Al instante, las palabras escritas surgieron en el cristal de la ventana.
Brillaron con un azul eléctrico y deslumbrante, el efecto de la súbita aparición fue sobrenatural.
Un segundo después se oyó un estampido formidable. Una bala destrozó el cristal en mil fragmentos, destruyendo el reluciente mensaje azul antes de poder leerlo ninguno de ellos.
La bala atravesó la puerta interior de acero de la caja de caudales y se incrustó en el fondo.
La habitación quedó envuelta en un silencio sepulcral. Un segundo… dos…
Nadie se movió.
Luego se oyó un nuevo sonido: leve, suave, de trino, como el canto de algún pájaro extraño de la selva, o el murmullo del viento filtrándose por un bosque.
Melodioso, aunque carecía de armonía; y era inspirador, pero no infundía miedo alguno. El asombroso sonido poseía la cualidad peculiar de parecer provenir de toda la habitación más bien que de un lugar determinado, cual si estuviera dotado de una esencia alada de ventrilocuismo.

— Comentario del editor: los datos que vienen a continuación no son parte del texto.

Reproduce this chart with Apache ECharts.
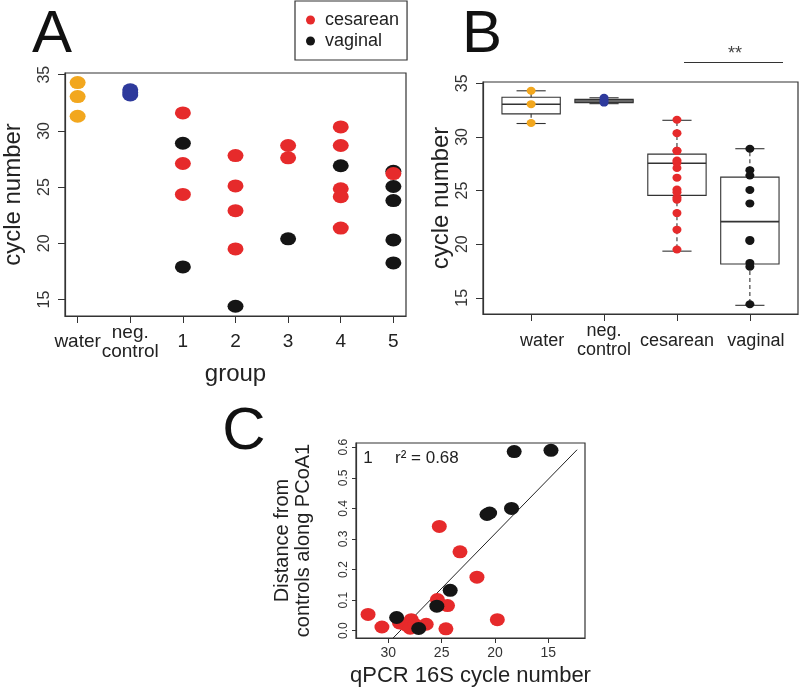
<!DOCTYPE html>
<html>
<head>
<meta charset="utf-8">
<script src="https://cdn.jsdelivr.net/npm/echarts@6/dist/echarts.min.js"></script>
<style>
html,body{margin:0;padding:0;background:#fff;}
#chart{width:800px;height:691px;}
</style>
</head>
<body>
<div id="chart"></div>
<script>
// ---------- Panel A data ----------
const groupLabels = ['water', 'neg.\ncontrol', '1', '2', '3', '4', '5'];
const waterVals = [34.3, 33.05, 31.3];
const negVals = [33.2, 33.4, 33.65];
const cesareanByGroup = [
  [31.6, 27.1, 24.35],
  [27.8, 25.1, 22.9, 19.5],
  [28.7, 27.6],
  [30.35, 28.7, 24.85, 24.15, 21.35],
  [26.2]
];
const vaginalByGroup = [
  [28.9, 17.9],
  [14.4],
  [20.4],
  [26.9],
  [26.4, 25.05, 23.8, 20.3, 18.25]
];
const cycleTicks = [15, 20, 25, 30, 35];

// ---------- Panel B data ----------
const boxLabels = ['water', 'neg.\ncontrol', 'cesarean', 'vaginal'];
// [min, Q1, median, Q3, max]
const boxStats = [
  [31.25, 32.15, 33.05, 33.7, 34.3],
  [33.1, 33.2, 33.35, 33.5, 33.65],
  [19.35, 24.55, 27.55, 28.4, 31.55],
  [14.3, 18.15, 22.1, 26.25, 28.9]
];

// ---------- Panel C data ----------
const cesareanC = [
  [31.9, 0.053], [30.6, 0.012], [28.95, 0.025], [28.4, 0.02], [27.85, 0.036],
  [27.95, 0.008], [27.5, 0.02], [26.45, 0.021], [24.6, 0.006], [25.4, 0.102],
  [24.45, 0.082], [25.22, 0.341], [23.28, 0.258], [21.69, 0.175], [19.78, 0.036]
];
const vaginalC = [
  [29.22, 0.043], [27.15, 0.007], [25.45, 0.08], [24.2, 0.132], [20.75, 0.38],
  [20.5, 0.385], [18.45, 0.40], [18.2, 0.586], [14.75, 0.59]
];
const fitLine = [[29.55, -0.024], [12.3, 0.592]];
const cXTicks = [15, 20, 25, 30];
const cYTicks = [0, 0.1, 0.2, 0.3, 0.4, 0.5, 0.6];

// ---------- colours ----------
const ORANGE = '#F2A71E', BLUE = '#2E3A9C', RED = '#E62A2B', BLACK = '#151515';
const FONT = 'Liberation Sans, Arial, sans-serif';
const AX = '#333';

// ---------- build series data ----------
const waterA = waterVals.map(v => [1, v]);
const negA = negVals.map(v => [2, v]);
const cesA = [], vagA = [];
cesareanByGroup.forEach((arr, g) => arr.forEach(v => cesA.push([g + 3, v])));
vaginalByGroup.forEach((arr, g) => arr.forEach(v => vagA.push([g + 3, v])));

const waterB = waterVals.map(v => [1, v]);
const negB = negVals.map(v => [2, v]);
const cesB = [].concat(...cesareanByGroup).map(v => [3, v]);
const vagB = [].concat(...vaginalByGroup).map(v => [4, v]);
const boxData = boxStats.map((s, i) => [i + 1].concat(s));

const chart = echarts.init(document.getElementById('chart'), null, {renderer: 'canvas'});

function gridCfg(l, t, w, h) {
  return {left: l, top: t, width: w, height: h, show: true, borderColor: AX, borderWidth: 1.2,
          backgroundColor: 'transparent'};
}

const option = {
  animation: false,
  textStyle: {fontFamily: FONT},
  grid: [
    gridCfg(64, 73, 342, 243),
    gridCfg(483, 82, 315, 232),
    gridCfg(356, 443, 229, 195)
  ],
  legend: {
    data: ['cesarean', 'vaginal'],
    orient: 'vertical',
    left: 295, top: 1,
    padding: [10, 8, 10, 11],
    itemGap: 3,
    itemWidth: 9, itemHeight: 9,
    icon: 'circle',
    borderColor: AX, borderWidth: 1.2,
    selectedMode: false,
    textStyle: {fontSize: 18, color: '#222', fontFamily: FONT, padding: [0, 0, 0, 5]}
  },
  xAxis: [
    {
      gridIndex: 0, type: 'value', min: 0.76, max: 7.24,
      name: 'group', nameLocation: 'middle', nameGap: 44,
      nameTextStyle: {fontSize: 24, color: '#222', fontFamily: FONT},
      axisLine: {show: true, onZero: false, lineStyle: {color: AX, width: 1.2}},
      axisTick: {show: true, length: 7, lineStyle: {color: AX}, customValues: [1, 2, 3, 4, 5, 6, 7]},
      axisLabel: {customValues: [1, 2, 3, 4, 5, 6, 7], fontSize: 19, color: '#222', margin: 26,
                  verticalAlign: 'middle', lineHeight: 19, hideOverlap: false,
                  formatter: v => groupLabels[Math.round(v) - 1]},
      splitLine: {show: false}
    },
    {
      gridIndex: 1, type: 'value', min: 0.34, max: 4.66,
      axisLine: {show: true, onZero: false, lineStyle: {color: AX, width: 1.2}},
      axisTick: {show: true, length: 7, lineStyle: {color: AX}, customValues: [1, 2, 3, 4]},
      axisLabel: {customValues: [1, 2, 3, 4], fontSize: 18, color: '#222', margin: 27,
                  verticalAlign: 'middle', lineHeight: 19, hideOverlap: false,
                  showMinLabel: true, showMaxLabel: true,
                  formatter: v => {
                    const i = Math.round(v) - 1;
                    if (i === 0) return '{w|' + boxLabels[i] + '}';
                    if (i === 3) return '{v|' + boxLabels[i] + '}';
                    return boxLabels[i];
                  },
                  rich: {
                    w: {fontSize: 18, color: '#222', fontFamily: FONT, padding: [0, 0, 0, 22]},
                    v: {fontSize: 18, color: '#222', fontFamily: FONT, padding: [0, 0, 0, 12]}
                  }},
      splitLine: {show: false}
    },
    {
      gridIndex: 2, type: 'value', min: 11.56, max: 33.03, inverse: true,
      name: 'qPCR 16S cycle number', nameLocation: 'middle', nameGap: 27,
      nameTextStyle: {fontSize: 22, color: '#222', fontFamily: FONT},
      axisLine: {show: true, onZero: false, lineStyle: {color: AX, width: 1.2}},
      axisTick: {show: true, length: 5, lineStyle: {color: AX}, customValues: cXTicks},
      axisLabel: {customValues: cXTicks, fontSize: 14, color: '#333', margin: 8},
      splitLine: {show: false}
    }
  ],
  yAxis: [
    {
      gridIndex: 0, type: 'value', min: 13.53, max: 35.15,
      name: 'cycle number', nameLocation: 'middle', nameGap: 40, nameRotate: 90,
      nameTextStyle: {fontSize: 24, color: '#222', fontFamily: FONT},
      axisLine: {show: true, onZero: false, lineStyle: {color: AX, width: 1.2}},
      axisTick: {show: true, length: 7, lineStyle: {color: AX}, customValues: cycleTicks},
      axisLabel: {customValues: cycleTicks, fontSize: 16, color: '#333', rotate: 90, margin: 12},
      splitLine: {show: false}
    },
    {
      gridIndex: 1, type: 'value', min: 13.49, max: 35.12,
      name: 'cycle number', nameLocation: 'middle', nameGap: 30, nameRotate: 90,
      nameTextStyle: {fontSize: 24, color: '#222', fontFamily: FONT},
      axisLine: {show: true, onZero: false, lineStyle: {color: AX, width: 1.2}},
      axisTick: {show: true, length: 7, lineStyle: {color: AX}, customValues: cycleTicks},
      axisLabel: {customValues: cycleTicks, fontSize: 16, color: '#333', rotate: 90, margin: 12},
      splitLine: {show: false}
    },
    {
      gridIndex: 2, type: 'value', min: -0.024, max: 0.614,
      name: 'Distance from\ncontrols along PCoA1', nameLocation: 'middle', nameGap: 42, nameRotate: 90,
      nameTextStyle: {fontSize: 20, color: '#222', fontFamily: FONT, lineHeight: 21},
      axisLine: {show: true, onZero: false, lineStyle: {color: AX, width: 1.2}},
      axisTick: {show: true, length: 4, lineStyle: {color: AX}, customValues: cYTicks},
      axisLabel: {customValues: cYTicks, fontSize: 12, color: '#333', rotate: 90, margin: 6,
                  formatter: v => v.toFixed(1)},
      splitLine: {show: false}
    }
  ],
  series: [
    // Panel A
    {type: 'scatter', name: 'water', xAxisIndex: 0, yAxisIndex: 0, data: waterA,
     symbolSize: [16, 13], itemStyle: {color: ORANGE, opacity: 1}},
    {type: 'scatter', name: 'neg', xAxisIndex: 0, yAxisIndex: 0, data: negA,
     symbolSize: [16, 13], itemStyle: {color: BLUE, opacity: 1}},
    {type: 'scatter', name: 'vaginal', xAxisIndex: 0, yAxisIndex: 0, data: vagA,
     symbolSize: [16, 13], itemStyle: {color: BLACK, opacity: 1}},
    {type: 'scatter', name: 'cesarean', xAxisIndex: 0, yAxisIndex: 0, data: cesA,
     symbolSize: [16, 13], itemStyle: {color: RED, opacity: 1}},
    // Panel B boxes
    {type: 'custom', name: 'boxes', xAxisIndex: 1, yAxisIndex: 1, data: boxData,
     encode: {x: 0, y: [1, 2, 3, 4, 5]}, z: 1,
     renderItem: function (params, api) {
       const x = api.value(0);
       const mn = api.value(1), q1 = api.value(2), md = api.value(3), q3 = api.value(4), mx = api.value(5);
       const half = api.size([0.4, 0])[0];
       const capHalf = half / 2;
       const pMin = api.coord([x, mn]), pQ1 = api.coord([x, q1]), pMd = api.coord([x, md]);
       const pQ3 = api.coord([x, q3]), pMx = api.coord([x, mx]);
       const cx = pMin[0];
       const solid = {stroke: AX, lineWidth: 1.1};
       const dash = {stroke: AX, lineWidth: 1.1, lineDash: [4, 3]};
       return {type: 'group', children: [
         {type: 'line', shape: {x1: cx, y1: pQ3[1], x2: cx, y2: pMx[1]}, style: dash},
         {type: 'line', shape: {x1: cx, y1: pQ1[1], x2: cx, y2: pMin[1]}, style: dash},
         {type: 'line', shape: {x1: cx - capHalf, y1: pMx[1], x2: cx + capHalf, y2: pMx[1]}, style: solid},
         {type: 'line', shape: {x1: cx - capHalf, y1: pMin[1], x2: cx + capHalf, y2: pMin[1]}, style: solid},
         {type: 'rect', shape: {x: cx - half, y: pQ3[1], width: 2 * half, height: pQ1[1] - pQ3[1]},
          style: {stroke: AX, lineWidth: 1.1, fill: 'rgba(0,0,0,0)'}},
         {type: 'line', shape: {x1: cx - half, y1: pMd[1], x2: cx + half, y2: pMd[1]},
          style: {stroke: AX, lineWidth: 1.6}}
       ]};
     }},
    // Panel B points
    {type: 'scatter', name: 'waterB', xAxisIndex: 1, yAxisIndex: 1, data: waterB, z: 3,
     symbolSize: [9, 8], itemStyle: {color: ORANGE, opacity: 1}},
    {type: 'scatter', name: 'negB', xAxisIndex: 1, yAxisIndex: 1, data: negB, z: 3,
     symbolSize: [9, 8], itemStyle: {color: BLUE, opacity: 1}},
    {type: 'scatter', name: 'cesareanB', xAxisIndex: 1, yAxisIndex: 1, data: cesB, z: 3,
     symbolSize: [9, 8], itemStyle: {color: RED, opacity: 1}},
    {type: 'scatter', name: 'vaginalB', xAxisIndex: 1, yAxisIndex: 1, data: vagB, z: 3,
     symbolSize: [9, 8], itemStyle: {color: BLACK, opacity: 1}},
    // Panel C
    {type: 'line', name: 'fit', xAxisIndex: 2, yAxisIndex: 2, data: fitLine, symbol: 'none',
     lineStyle: {color: '#222', width: 1}, z: 1, clip: true},
    {type: 'scatter', name: 'cesareanC', xAxisIndex: 2, yAxisIndex: 2, data: cesareanC, z: 3,
     symbolSize: [15, 13], itemStyle: {color: RED, opacity: 1}},
    {type: 'scatter', name: 'vaginalC', xAxisIndex: 2, yAxisIndex: 2, data: vaginalC, z: 3,
     symbolSize: [15, 13], itemStyle: {color: BLACK, opacity: 1}}
  ],
  graphic: [
    {type: 'text', x: 52, y: 35, style: {text: 'A', font: '60px ' + FONT, fill: '#111', align: 'center', verticalAlign: 'middle'}},
    {type: 'text', x: 482, y: 35, style: {text: 'B', font: '60px ' + FONT, fill: '#111', align: 'center', verticalAlign: 'middle'}},
    {type: 'text', x: 244, y: 432, style: {text: 'C', font: '60px ' + FONT, fill: '#111', align: 'center', verticalAlign: 'middle'}},
    {type: 'text', x: 735, y: 54, style: {text: '**', font: '18px ' + FONT, fill: '#444', align: 'center', verticalAlign: 'middle'}},
    {type: 'line', shape: {x1: 684, y1: 62.5, x2: 783, y2: 62.5}, style: {stroke: '#333', lineWidth: 1.2}},
    {type: 'text', x: 368, y: 458, style: {text: '1', font: '17px ' + FONT, fill: '#222', align: 'center', verticalAlign: 'middle'}},
    {type: 'text', x: 395, y: 458, style: {text: 'r² = 0.68', font: '17px ' + FONT, fill: '#222', align: 'left', verticalAlign: 'middle'}}
  ]
};
chart.setOption(option);
</script>
</body>
</html>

Una calma significativa asaltó a los cinco amigos de Doc Savage, al oír aquel murmullo. Su respiración se tornó menos rápida, sus cerebros se volvieron más alertas.
Pues este sonido fantástico era parte de Doc: una cosa pequeña e inconsciente que hacía en momentos de profunda concentración.
Para sus amigos, era el grito de batalla y el canto de triunfo. Brotaba de sus labios cuando trazaba un plan de acción, precursor de un plan maestro que aseguraba la victoria.
Surgía de nuevo en mitad de una batalla, cuando sus hombres luchaban con desventaja, y todo parecía perdido.
Con el sonido, recobraban nuevas fuerzas, y el curso de la batalla cambiaba radicalmente.
También surgía cuando algún miembro sitiado del grupo, sólo y atacado, casi abandonaba toda esperanza de salvación.
Entonces el sonido solía filtrarse de alguna manera, y la víctima sabía, lo menos, que el auxilio llegaba.
Tan original silbido era el himno de Doc, una señal de seguridad y victoria.
—¿Quién fue herido? —preguntó Johnny; y se oyó cómo se ajustaba con más firmeza los lentes sobre su nariz.
—Nadie —respondió Doc—. Salgamos, hermanos, salgamos. Por el ruido deduzco que fue una bala de rifle corriente.
En ese instante, un segundo balazo rebotó en una pared de la habitación.
No penetró por la ventana, sino a través de algunas pulgadas de ladrillo y hormigón que componían la pared.
El yeso se esparció por la gruesa alfombra.